(begin)

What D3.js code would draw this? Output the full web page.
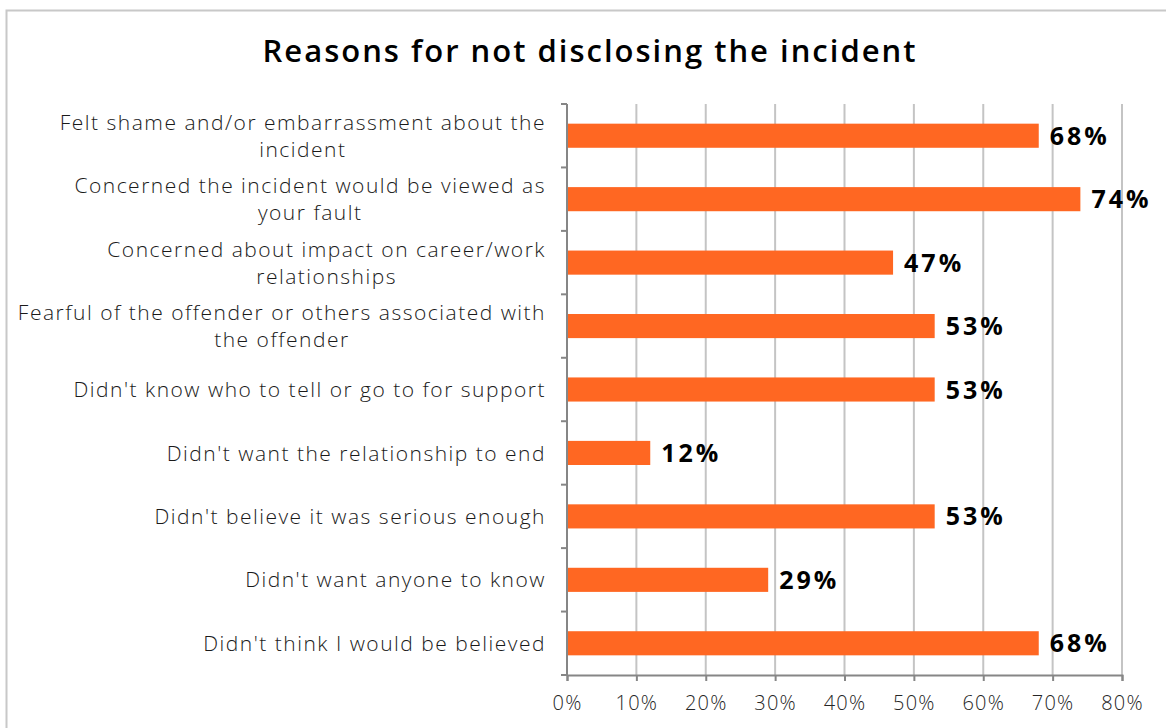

(end)
(begin)

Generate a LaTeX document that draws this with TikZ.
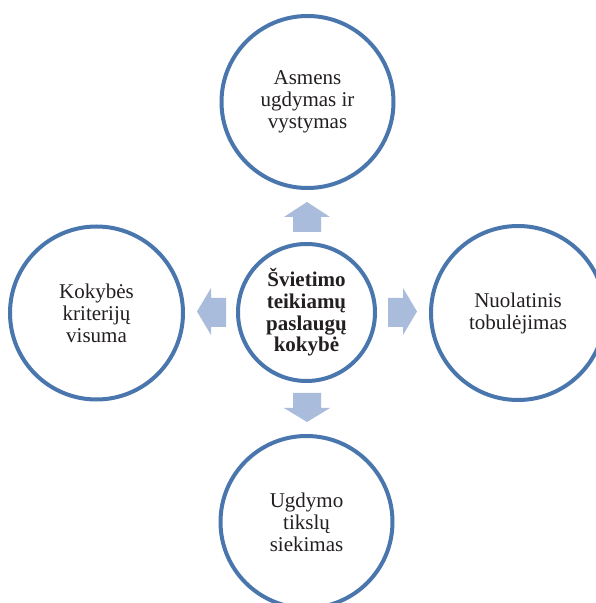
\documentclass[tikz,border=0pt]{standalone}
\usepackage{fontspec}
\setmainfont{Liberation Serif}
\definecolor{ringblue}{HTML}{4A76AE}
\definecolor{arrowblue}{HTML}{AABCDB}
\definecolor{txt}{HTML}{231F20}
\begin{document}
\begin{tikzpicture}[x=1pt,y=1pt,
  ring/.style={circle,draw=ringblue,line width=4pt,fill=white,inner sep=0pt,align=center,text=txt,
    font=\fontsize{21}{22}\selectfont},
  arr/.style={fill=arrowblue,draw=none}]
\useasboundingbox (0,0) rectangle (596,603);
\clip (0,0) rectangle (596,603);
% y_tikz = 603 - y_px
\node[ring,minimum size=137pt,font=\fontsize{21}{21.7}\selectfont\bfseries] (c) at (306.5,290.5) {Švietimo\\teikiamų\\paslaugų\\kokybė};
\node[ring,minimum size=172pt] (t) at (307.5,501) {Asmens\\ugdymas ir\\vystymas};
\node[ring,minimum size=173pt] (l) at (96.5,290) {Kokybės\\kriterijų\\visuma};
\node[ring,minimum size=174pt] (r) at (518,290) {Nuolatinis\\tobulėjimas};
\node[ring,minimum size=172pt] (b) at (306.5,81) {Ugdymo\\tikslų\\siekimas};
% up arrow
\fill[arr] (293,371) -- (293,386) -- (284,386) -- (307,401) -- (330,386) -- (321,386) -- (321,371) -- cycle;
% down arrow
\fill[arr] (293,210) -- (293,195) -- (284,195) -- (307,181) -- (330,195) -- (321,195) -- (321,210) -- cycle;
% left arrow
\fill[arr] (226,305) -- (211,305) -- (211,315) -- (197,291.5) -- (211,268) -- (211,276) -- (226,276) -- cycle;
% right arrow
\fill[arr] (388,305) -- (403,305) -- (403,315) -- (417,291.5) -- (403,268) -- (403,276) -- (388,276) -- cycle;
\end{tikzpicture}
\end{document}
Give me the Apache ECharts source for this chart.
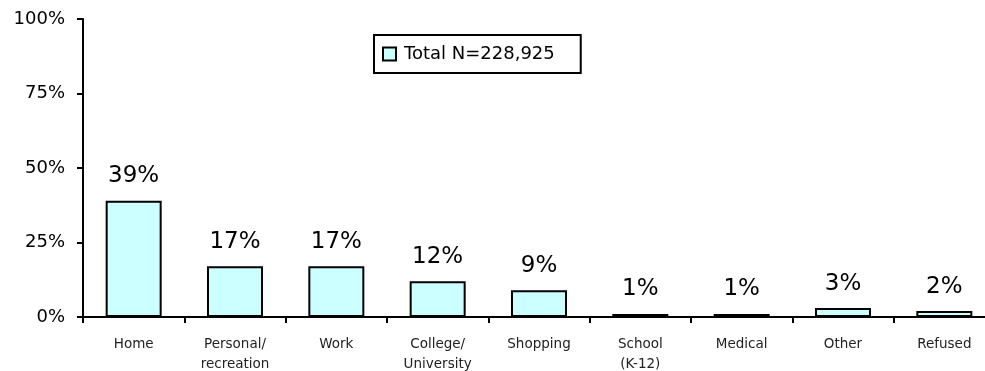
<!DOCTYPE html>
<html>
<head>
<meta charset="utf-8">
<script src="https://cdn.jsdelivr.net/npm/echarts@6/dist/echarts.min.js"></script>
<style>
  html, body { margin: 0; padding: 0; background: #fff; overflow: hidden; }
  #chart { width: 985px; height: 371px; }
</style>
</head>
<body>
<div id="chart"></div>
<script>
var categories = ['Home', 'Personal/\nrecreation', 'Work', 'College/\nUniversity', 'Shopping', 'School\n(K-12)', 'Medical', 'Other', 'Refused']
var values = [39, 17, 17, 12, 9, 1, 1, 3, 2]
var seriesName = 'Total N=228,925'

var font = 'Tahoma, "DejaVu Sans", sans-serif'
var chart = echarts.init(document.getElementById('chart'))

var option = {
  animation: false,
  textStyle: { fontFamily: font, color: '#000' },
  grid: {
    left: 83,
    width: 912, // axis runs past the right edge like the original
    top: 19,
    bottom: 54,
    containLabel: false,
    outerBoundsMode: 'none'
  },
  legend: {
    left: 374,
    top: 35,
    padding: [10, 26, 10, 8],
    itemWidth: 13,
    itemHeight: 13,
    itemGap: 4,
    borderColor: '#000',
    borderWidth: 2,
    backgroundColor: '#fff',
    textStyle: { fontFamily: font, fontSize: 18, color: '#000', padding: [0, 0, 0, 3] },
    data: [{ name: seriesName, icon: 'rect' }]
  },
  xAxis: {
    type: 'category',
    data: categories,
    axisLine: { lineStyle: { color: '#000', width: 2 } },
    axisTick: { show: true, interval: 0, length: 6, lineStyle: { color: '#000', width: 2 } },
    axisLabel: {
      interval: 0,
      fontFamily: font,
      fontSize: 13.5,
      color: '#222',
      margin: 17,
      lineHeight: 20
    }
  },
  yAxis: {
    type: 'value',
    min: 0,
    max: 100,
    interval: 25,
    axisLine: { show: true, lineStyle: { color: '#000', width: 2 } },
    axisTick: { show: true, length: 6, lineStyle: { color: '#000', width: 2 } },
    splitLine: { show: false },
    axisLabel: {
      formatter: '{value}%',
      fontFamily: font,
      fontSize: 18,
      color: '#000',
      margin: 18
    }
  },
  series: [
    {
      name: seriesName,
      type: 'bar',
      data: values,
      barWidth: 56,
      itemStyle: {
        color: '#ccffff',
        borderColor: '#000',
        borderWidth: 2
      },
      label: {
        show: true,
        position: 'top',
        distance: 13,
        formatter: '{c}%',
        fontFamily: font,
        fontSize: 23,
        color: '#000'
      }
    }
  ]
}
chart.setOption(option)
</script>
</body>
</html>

(end)

## EXERCISE OBJECTIVE
Above are some records. Output exactly the lines from the one that contains "Give me the" to the one that contains "var chart = echarts.init(document.getElementById('chart'))", keeping both, and omit the pictures.

## COMPLETE RESPONSE
Give me the Apache ECharts source for this chart.
<!DOCTYPE html>
<html>
<head>
<meta charset="utf-8">
<script src="https://cdn.jsdelivr.net/npm/echarts@6/dist/echarts.min.js"></script>
<style>
  html, body { margin: 0; padding: 0; background: #fff; overflow: hidden; }
  #chart { width: 985px; height: 371px; }
</style>
</head>
<body>
<div id="chart"></div>
<script>
var categories = ['Home', 'Personal/\nrecreation', 'Work', 'College/\nUniversity', 'Shopping', 'School\n(K-12)', 'Medical', 'Other', 'Refused']
var values = [39, 17, 17, 12, 9, 1, 1, 3, 2]
var seriesName = 'Total N=228,925'

var font = 'Tahoma, "DejaVu Sans", sans-serif'
var chart = echarts.init(document.getElementById('chart'))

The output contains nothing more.